Mutter und Sohn in der Ludothek

Ein Besuch in der Ludothek

„Hier wird gelacht, gestritten, geteilt – eben alles, was dazugehört“

Stammgast Nina wohnt um die Ecke und ist mit ihrer 19 Monate alten Tochter regelmäßig dreimal in der Woche da. „Wir wohnen zu dritt auf 50 Quadratmetern und das wird bei den steigenden Mieten auch erst mal so bleiben. So ist die Ludothek Claras zweites Wohnzimmer. Hier hat sie ihre ersten Schritte gemacht und trifft sich mit ihren Freunden.“ Zum Beispiel mit Hans (22 Monate), der inzwischen zu Hause schon lautstark fordert „Clara Ludothek“. Auch seine Mutter Nadia ist eine „Stammi“, wie die Stammgäste auch genannt werden. „Viele kommen aus der Nachbarschaft. Auch Besserverdienende, aber vor allem Eltern mit weniger Geld. Schickimicki fühlt sich nicht angesprochen. Hier gibt es keinen Latte Macchiato, sondern Kaffee.“

An diesem Mittwochnachmittag ist bei Clara und Hans der begehbare Kaufmannsladen der besondere Hit. Sie verkaufen gemeinsam eine Plastik-Ananas und beißen symbolisch beherzt ab. Hans´ Mutter Nadia warnt schon lachend: „Die ist bestimmt teuer. Clara ist nämlich Geschäftsfrau. Sie hängt die ganze Zeit am Kindertelefon.“ Nadia ist noch in Elternzeit und kann auch vormittags in die Ludothek kommen. „Dann ist es hier leerer. Aber die echte Stoßzeit kommt, wenn draußen schlechtes Wetter ist.“

Kleiner Besucher in der Ludothek
Über 850 Spielzeuge wartet auf die großen und kleinen BesucherInnen.

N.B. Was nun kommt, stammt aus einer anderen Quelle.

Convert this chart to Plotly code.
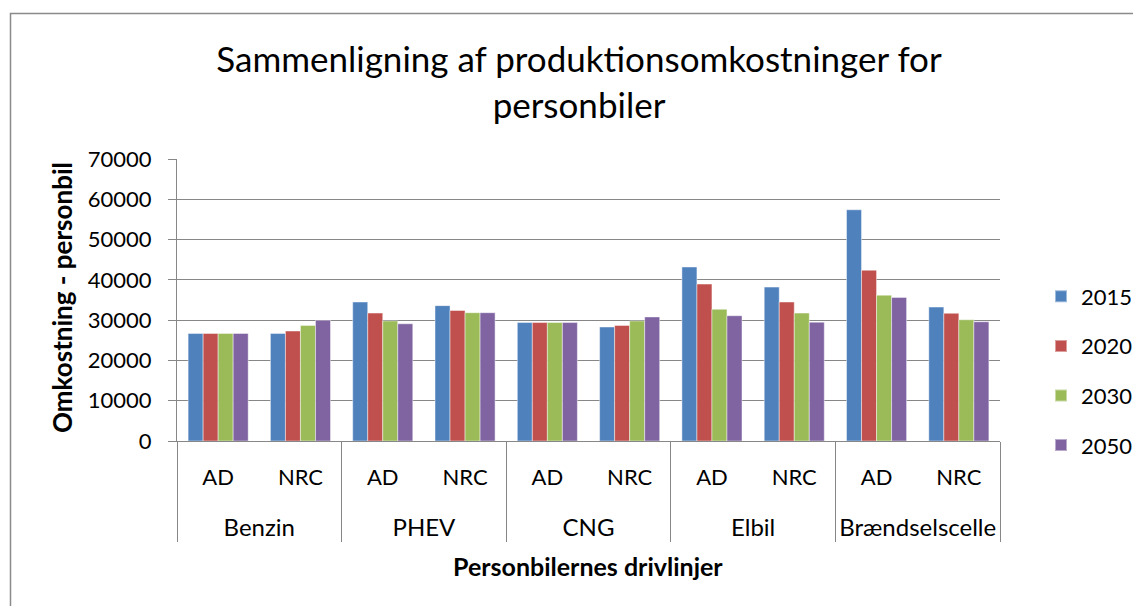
import plotly.graph_objects as go

groups = ["Benzin", "Benzin", "PHEV", "PHEV", "CNG", "CNG", "Elbil", "Elbil", "Brændselscelle", "Brændselscelle"]
subcats = ["AD", "NRC", "AD", "NRC", "AD", "NRC", "AD", "NRC", "AD", "NRC"]

years = ["2015", "2020", "2030", "2050"]
v2015 = [26700, 26700, 34500, 33600, 29400, 28300, 43200, 38200, 57400, 33250]
v2020 = [26700, 27300, 31750, 32400, 29400, 28700, 38950, 34500, 42400, 31700]
v2030 = [26700, 28700, 29800, 31850, 29400, 29800, 32700, 31750, 36200, 30100]
v2050 = [26700, 30000, 29100, 31850, 29400, 30800, 31100, 29500, 35650, 29600]
series = [v2015, v2020, v2030, v2050]
colors = ["#4F81BD", "#C0504D", "#9BBB59", "#8064A2"]

FONT = "Lato"
GRID = "#878787"

# label text sizes are set inside the labels; the axis font size sets the level spacing
sub_labels = ["<span style='font-size:22px'>" + s + "</span>" for s in subcats]
group_labels = ["<br><span style='font-size:24px'>" + g + "</span>" for g in groups]

fig = go.Figure()
for yr, vals, col in zip(years, series, colors):
    fig.add_trace(go.Bar(
        x=[group_labels, sub_labels], y=vals, name=yr,
        marker=dict(color=col, line=dict(color="rgba(255,255,255,0.45)", width=1)),
        legendgroup=yr,
    ))

L, R, T, B = 177, 1000, 159, 441
W, H = 1133, 606
pw, ph = R - L, B - T

def px(x):
    return (x - L) / pw

def py(y):
    return (B - y) / ph

fig.update_layout(
    width=W, height=H,
    margin=dict(l=L, r=W - R, t=T, b=H - B, pad=0, autoexpand=False),
    paper_bgcolor="white", plot_bgcolor="white",
    font=dict(family=FONT, size=22, color="#000000"),
    barmode="group", bargap=0.27, bargroupgap=0,
    showlegend=True,
    legend=dict(x=px(1041), xanchor="left", y=py(371), yanchor="middle",
                font=dict(size=22), tracegroupgap=18, itemsizing="constant",
                bgcolor="rgba(0,0,0,0)"),
    title=dict(text="Sammenligning af produktionsomkostninger for<br>personbiler",
               font=dict(size=35, family=FONT), xref="paper", x=px(579), xanchor="center",
               yref="container", y=1 - 72 / H, yanchor="middle"),
    yaxis=dict(range=[0, 70000], dtick=10000, showgrid=True, gridcolor=GRID, gridwidth=1,
               showline=True, linecolor=GRID, linewidth=1, ticks="outside", ticklen=8,
               tickcolor=GRID, tickformat="d", tickfont=dict(size=22), ticklabelstandoff=12,
               zeroline=False),
    xaxis=dict(type="multicategory", showline=True, linecolor=GRID, linewidth=1,
               showdividers=True, dividercolor=GRID, dividerwidth=1,
               tickfont=dict(size=26), ticks="", showgrid=False, ticklabelstandoff=12),
    shapes=[dict(type="rect", xref="paper", yref="paper",
                 x0=px(10.5), x1=px(1200), y0=py(700), y1=py(13.5),
                 line=dict(color="#8a8a8a", width=1.5), fillcolor="rgba(0,0,0,0)", layer="below")],
    annotations=[
        dict(text="<b>Omkostning - personbil</b>", xref="paper", yref="paper",
             x=px(62), y=py(298), textangle=-90, showarrow=False,
             font=dict(size=26, family=FONT), xanchor="center", yanchor="middle"),
        dict(text="<b>Personbilernes drivlinjer</b>", xref="paper", yref="paper",
             x=px(588), y=py(566), showarrow=False,
             font=dict(size=25, family=FONT), xanchor="center", yanchor="middle"),
    ],
)

fig.write_html("out.html", config={"displayModeBar": False},
               post_script="document.body.style.margin='0';")
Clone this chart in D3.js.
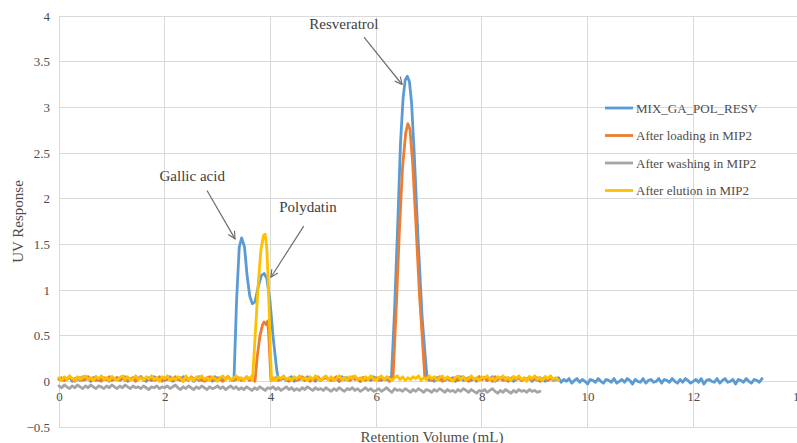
<!DOCTYPE html>
<html>
<head>
<meta charset="utf-8">
<script src="https://cdn.jsdelivr.net/npm/d3@7"></script>
<style>
  body { margin: 0; background: #fff; }
  svg { display: block; font-family: "Liberation Serif", "Times New Roman", serif; }
</style>
</head>
<body>
<svg></svg>
<script>
// Series names and colours
let seriesNames = ['MIX_GA_POL_RESV', 'After loading in MIP2', 'After washing in MIP2', 'After elution in MIP2'];
let seriesColors = ['#5b9bd5', '#ed7d31', '#a5a5a5', '#ffc000'];

// Axis ticks
let xTicks = [0, 2, 4, 6, 8, 10, 12, 14];
let yTicks = [-0.5, 0, 0.5, 1, 1.5, 2, 2.5, 3, 3.5, 4];

// Baseline readings (hundredths of UV units, every 0.05 mL)
let blueBase1 = [3,1,4,2,5,0,3,4,1,5, 2,4,0,3,5,1,4,2,3,0, 5,2,4,1,3,5,0,2,4,1, 3,5,2,0,4,1,5,3,2,4,
                 1,3,5,0,2,4,1,5,3,2, 4,0,3,5,1,2,4,3,0,5, 2,4,1,3,5,2,1];
let blueBase2 = [2,4,1,3,5,0,3,2,4,1, 5,2,3,0,4,1,3,5,2,4, 1,3,0,5,2,4,1,3,5,2, 0,4,2,3,1,5,2,4,1,3, 2,4];
let blueBase3 = [1,3,0,4,2,5,1,3,2,4, 0,3,5,1,2,4,1,3,0,5, 2,4,1,3,5,0,2,4,3,1, 4,2,0,3,5,1,3,2,4,0,
                 3,1,4,2,0,3,5,1,2,4,
                 -1,2,0,3,-2,1,3,-1,2,0, -3,2,1,-1,3,0,-2,2,1,-1, 3,-2,0,2,-1,3,1,-3,2,0,
                 -1,3,-2,1,2,-1,0,3,-2,2, 1,-1,3,0,-2,2,-1,3,1,-2, 0,2,-1,3,-3,1,2,0,-1,3,
                 -2,1,3,-1,0,2,-3,2,1,-1, 3,0,-2,2,1,-1,3];
let orangeBase1 = [2,4,1,3,5,2,0,3,4,1, 3,5,2,4,1,3,0,4,2,5, 1,3,4,2,5,1,3,2,4,0, 3,5,1,4,2,3,1,2,5,0,
                   4,2,3,1,5,2,4,0,3,1, 5,2,4,1,3,0,2,5,3,1, 4,2,0,3,5,1,3,2,4,1, 2,5,1,3,0];
let orangeBase2 = [2,4,1,3,5,2,0,3,4,1, 3,5,2,4,0,3,2,5,1,3, 4,2,1,3,5,0,2,4,3,1, 5,2,3,0,4,1,3,5,2,4,
                   1,3,2,4,0,2];
let orangeBase3 = [3,1,4,2,5,0,3,4,1,2, 4,1,3,5,2,0,4,3,1,5, 2,4,1,3,0,5,2,3,1,4, 0,3,5,2,4,1,3,2,5,1,
                   3,4,0,2,5,1,3];
let grayBase = [-5,-7,-4,-6,-8,-5,-7,-4,-6,-8, -5,-7,-4,-6,-8,-5,-6,-8,-5,-7, -4,-6,-8,-5,-7,-4,-6,-8,-5,-7,
                -6,-8,-5,-7,-9,-6,-7,-5,-8,-6, -7,-5,-8,-6,-4,-7,-9,-6,-8,-5, -7,-9,-6,-8,-5,-7,-9,-6,-8,-7,
                -5,-8,-6,-9,-7,-5,-8,-6,-9,-7, -9,-6,-8,-10,-7,-9,-6,-8,-10,-7, -8,-6,-9,-7,-10,-8,-6,-9,-7,-10,
                -8,-10,-7,-9,-6,-8,-10,-7,-9,-8, -10,-7,-9,-11,-8,-10,-7,-9,-11,-8, -9,-7,-10,-8,-11,-9,-7,-10,-8,-11,
                -10,-8,-11,-9,-7,-10,-12,-8,-10,-9, -11,-8,-10,-12,-9,-11,-8,-10,-12,-9, -10,-12,-9,-11,-8,-10,-12,-9,-11,-10,
                -12,-9,-11,-8,-10,-12,-9,-11,-13,-10, -11,-9,-12,-10,-8,-11,-13,-10,-12,-9, -11,-13,-10,-12,-9,-11,-10,-12,-9,-11,
                -10,-12,-11];
let yellowBase1 = [4,1,5,2,6,3,1,5,2,4, 6,2,4,1,5,3,6,2,4,1, 5,3,1,4,6,2,5,1,3,6, 2,4,1,5,3,6,2,4,0,5,
                   3,6,1,4,2,5,3,0,6,2, 4,1,5,3,6,2,4,1,5,3, 0,4,6,2,5,1,3,6,2,4, 1,5,3,6];
let yellowBase2 = [4,1,5,3,6,2,4,1,5,3, 6,2,4,1,5,2,6,3,1,4, 6,2,5,1,3,6,2,4,1,5, 3,6,2,4,1,5,2,6,3,1,
                   4,6,2,5,3,1,4,6,2,5, 1,4,2,5,3,6,1,4,2,6, 3,5,1,4,6,2,5,3,0,4, 6,2,5,1,3,6,2,4,1,5,
                   3,6,2,4,1,5,3,6,2,4, 1,5,3,6,2,4,0,5,3,6, 2,4,1,5,3,6,2,4,1];

// Peak readings [volume mL, UV response]
let bluePeakGP = [[3.31,0.01],[3.36,0.89],[3.41,1.47],[3.456,1.57],[3.51,1.47],[3.56,1.15],[3.61,0.93],
                  [3.66,0.85],[3.71,0.87],[3.77,1.04],[3.83,1.16],[3.88,1.18],[3.93,1.13],[3.99,0.89],
                  [4.05,0.49],[4.12,0.12],[4.15,0.03]];
let bluePeakRes = [[6.29,0.05],[6.35,0.80],[6.41,1.75],[6.46,2.60],[6.51,3.10],[6.55,3.30],[6.59,3.34],
                   [6.63,3.28],[6.67,3.05],[6.72,2.50],[6.79,1.60],[6.87,0.70],[6.96,0.05]];
let orangePeakPol = [[3.71,0.01],[3.75,0.27],[3.80,0.49],[3.85,0.62],[3.88,0.65],[3.92,0.62],[3.95,0.66],
                     [3.97,0.49],[4.01,0.01]];
let orangePeakRes = [[6.32,0.05],[6.38,0.80],[6.44,1.65],[6.50,2.35],[6.56,2.72],[6.60,2.82],[6.64,2.76],
                     [6.69,2.40],[6.75,1.75],[6.82,0.95],[6.92,0.05]];
let yellowPeakPol = [[3.66,0.01],[3.71,0.49],[3.77,1.07],[3.82,1.44],[3.87,1.60],[3.90,1.61],[3.93,1.47],
                     [3.96,1.07],[3.99,0.49],[4.02,0.01]];

// Annotations: label, label position, arrow start, arrow end (data units)
let annotations = [
    { text: 'Gallic acid', at: [2.52, 2.25], from: [2.80, 2.09], to: [3.33, 1.56] },
    { text: 'Polydatin', at: [4.71, 1.91], from: [4.63, 1.70], to: [4.01, 1.14] },
    { text: 'Resveratrol', at: [5.39, 3.91], from: [5.77, 3.77], to: [6.49, 3.25] }
];

// SVG dimensions
let width = 797, height = 443;
let plotLeft = 59, plotRight = 799, plotTop = 16, plotBottom = 427;

let svg = d3.select('svg').attr('width', width).attr('height', height);

let xScale = d3.scaleLinear().domain([0, 14]).range([plotLeft, plotRight]);
let yScale = d3.scaleLinear().domain([-0.5, 4]).range([plotBottom, plotTop]);

// Turn a run of baseline readings into points
function seg(x0, vals) {
    return vals.map((v, i) => [+(x0 + i * 0.05).toFixed(2), v / 100]);
}

let seriesData = [
    seg(0, blueBase1).concat(bluePeakGP, seg(4.2, blueBase2), bluePeakRes, seg(7.0, blueBase3)),
    seg(0, orangeBase1).concat(orangePeakPol, seg(4.05, orangeBase2), orangePeakRes, seg(7.0, orangeBase3)),
    seg(0, grayBase),
    seg(0, yellowBase1).concat(yellowPeakPol, seg(4.05, yellowBase2))
];

// Gridlines
svg.append('g')
    .selectAll('line')
    .data(yTicks)
    .enter()
    .append('line')
    .attr('x1', plotLeft).attr('x2', plotRight)
    .attr('y1', d => yScale(d)).attr('y2', d => yScale(d))
    .attr('stroke', '#d9d9d9').attr('stroke-width', 1)
    .attr('shape-rendering', 'crispEdges');

svg.append('g')
    .selectAll('line')
    .data(xTicks)
    .enter()
    .append('line')
    .attr('x1', d => xScale(d)).attr('x2', d => xScale(d))
    .attr('y1', plotTop).attr('y2', plotBottom)
    .attr('stroke', '#d9d9d9').attr('stroke-width', 1)
    .attr('shape-rendering', 'crispEdges');

// Axes (labels only)
let yAxis = d3.axisLeft(yScale).tickValues(yTicks).tickSize(0).tickPadding(9).tickFormat(d3.format('~g'));
let yG = svg.append('g').attr('transform', `translate(${plotLeft},0)`).call(yAxis);

let xAxis = d3.axisBottom(xScale).tickValues(xTicks).tickSize(0).tickPadding(10).tickFormat(d3.format('d'));
let xG = svg.append('g').attr('transform', `translate(0,${yScale(0)})`).call(xAxis);

[yG, xG].forEach(g => {
    g.select('.domain').remove();
    g.selectAll('text')
        .attr('fill', '#4d4d4d')
        .style('font-size', '13px')
        .style('font-family', '"Liberation Serif", "Times New Roman", serif');
});

// Series lines
let line = d3.line().x(d => xScale(d[0])).y(d => yScale(d[1]));

svg.append('g')
    .selectAll('path')
    .data(seriesData)
    .enter()
    .append('path')
    .attr('d', d => line(d))
    .attr('fill', 'none')
    .attr('stroke', (d, i) => seriesColors[i])
    .attr('stroke-width', 2.8)
    .attr('stroke-linejoin', 'round')
    .attr('stroke-linecap', 'round');

// Arrow marker
svg.append('defs')
    .append('marker')
    .attr('id', 'arrow')
    .attr('viewBox', '0 0 10 10')
    .attr('refX', 9).attr('refY', 5)
    .attr('markerWidth', 9).attr('markerHeight', 9)
    .attr('markerUnits', 'userSpaceOnUse')
    .attr('orient', 'auto')
    .append('path')
    .attr('d', 'M1,1 L9,5 L1,9')
    .attr('fill', 'none')
    .attr('stroke', '#6e6e6e')
    .attr('stroke-width', 1.3);

// Annotations
let ann = svg.append('g');
ann.selectAll('line')
    .data(annotations)
    .enter()
    .append('line')
    .attr('x1', d => xScale(d.from[0])).attr('y1', d => yScale(d.from[1]))
    .attr('x2', d => xScale(d.to[0])).attr('y2', d => yScale(d.to[1]))
    .attr('stroke', '#6e6e6e').attr('stroke-width', 1.2)
    .attr('marker-end', 'url(#arrow)');

ann.selectAll('text')
    .data(annotations)
    .enter()
    .append('text')
    .attr('x', d => xScale(d.at[0]))
    .attr('y', d => yScale(d.at[1]))
    .attr('text-anchor', 'middle')
    .attr('dominant-baseline', 'central')
    .attr('fill', '#404040')
    .style('font-size', '15px')
    .text(d => d.text);

// Legend
let legend = svg.append('g')
    .selectAll('g')
    .data(seriesNames)
    .enter()
    .append('g')
    .attr('transform', (d, i) => `translate(605,${108 + i * 27.5})`);

legend.append('line')
    .attr('x1', 0).attr('x2', 28)
    .attr('stroke', (d, i) => seriesColors[i])
    .attr('stroke-width', 2.8);

legend.append('text')
    .attr('x', 31)
    .attr('dominant-baseline', 'central')
    .attr('fill', '#4d4d4d')
    .style('font-size', '13px')
    .text(d => d);

// Axis titles
svg.append('text')
    .attr('transform', `translate(18,${(plotTop + plotBottom) / 2}) rotate(-90)`)
    .attr('text-anchor', 'middle')
    .attr('dominant-baseline', 'central')
    .attr('fill', '#4d4d4d')
    .style('font-size', '15px')
    .text('UV Response');

svg.append('text')
    .attr('x', 432)
    .attr('y', 437)
    .attr('text-anchor', 'middle')
    .attr('dominant-baseline', 'central')
    .attr('fill', '#4d4d4d')
    .style('font-size', '15px')
    .text('Retention Volume (mL)');
</script>
</body>
</html>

In der Ludothek: Das Spielzeug funktioniert für alle Kinder

In der Ludothek spielen Kinder mit und ohne Behinderungen miteinander. Nina: „Hier vermischt es sich. Man kennt sich einfach – und spielt gemeinsam: Mit einem stark schwerhörigen Kind, das sich mit Gebärdensprache verständigt. Mit einem Mädchen mit geistiger Behinderung.“ Die Kinder mit einem Handicap kommen oft in Begleitung eines Einzelfallhelfers. Für die Eltern von Kindern mit Behinderung und deren Geschwister gibt es das Angebot „Familienzeit“, mit dem sie die Ludothek ganz für sich haben und sich vernetzen können. Viele Spielzeuge sind in den internationalen Kreativitätsworkshops des Vereins Fördern durch Spielmittel e.V. gleichermaßen für die Bedürfnisse von Kindern mit und ohne Behinderungen zum gemeinsamen Spiel entwickelt worden. Mariana Brkic, psychologisch-pädagogische Projektkoordinatorin der Ludothek: „Vogel, Rabe, Kühe und Schweine haben zum Beispiel eine Schlaufe und bleiben an der Hand des Kindes. Sie sind dann Spielzeug und Kuscheltier gleichermaßen.“

Die Spielsachen in der Ludothek werden von den Gästen spürbar wertgeschätzt und sind sehr gepflegt. Gegen eine geringe Gebühr können sie für zu Hause ausgeliehen werden. „Stammi“ Nadia: „Das ist praktisch, wenn das Kind gerade damit spielt und sich nicht trennen möchte. Die Kinder lernen zudem, dass sich ein anderes Kind darüber freuen kann, wenn das Spielzeug zurückgebracht wird.“ Mitarbeiterin Mariana Brkic hat ihre persönlichen Favoriten unter den 850 Spielzeugen: „Fühl Memory und Horch Memory sind tolle inklusive Spielzeuge. Im Sommer bauen wir eine Fußtaststraße im Hof auf. Da gehen die Kinder dann barfuß ´rüber.“ Zwischen den engagierten Mitarbeiterinnen und Mitarbeitern und den Stammgästen der Ludothek gibt es einen engen gewachsenen Kontakt. Nina: „Claras Babysitter ist Lorenzo, der hier früher gearbeitet hat. Sie hat sich ihren Babysitter sozusagen selbst ausgesucht.“ Neue Gäste werden in der Ludothek herzlich willkommen und schnell integriert.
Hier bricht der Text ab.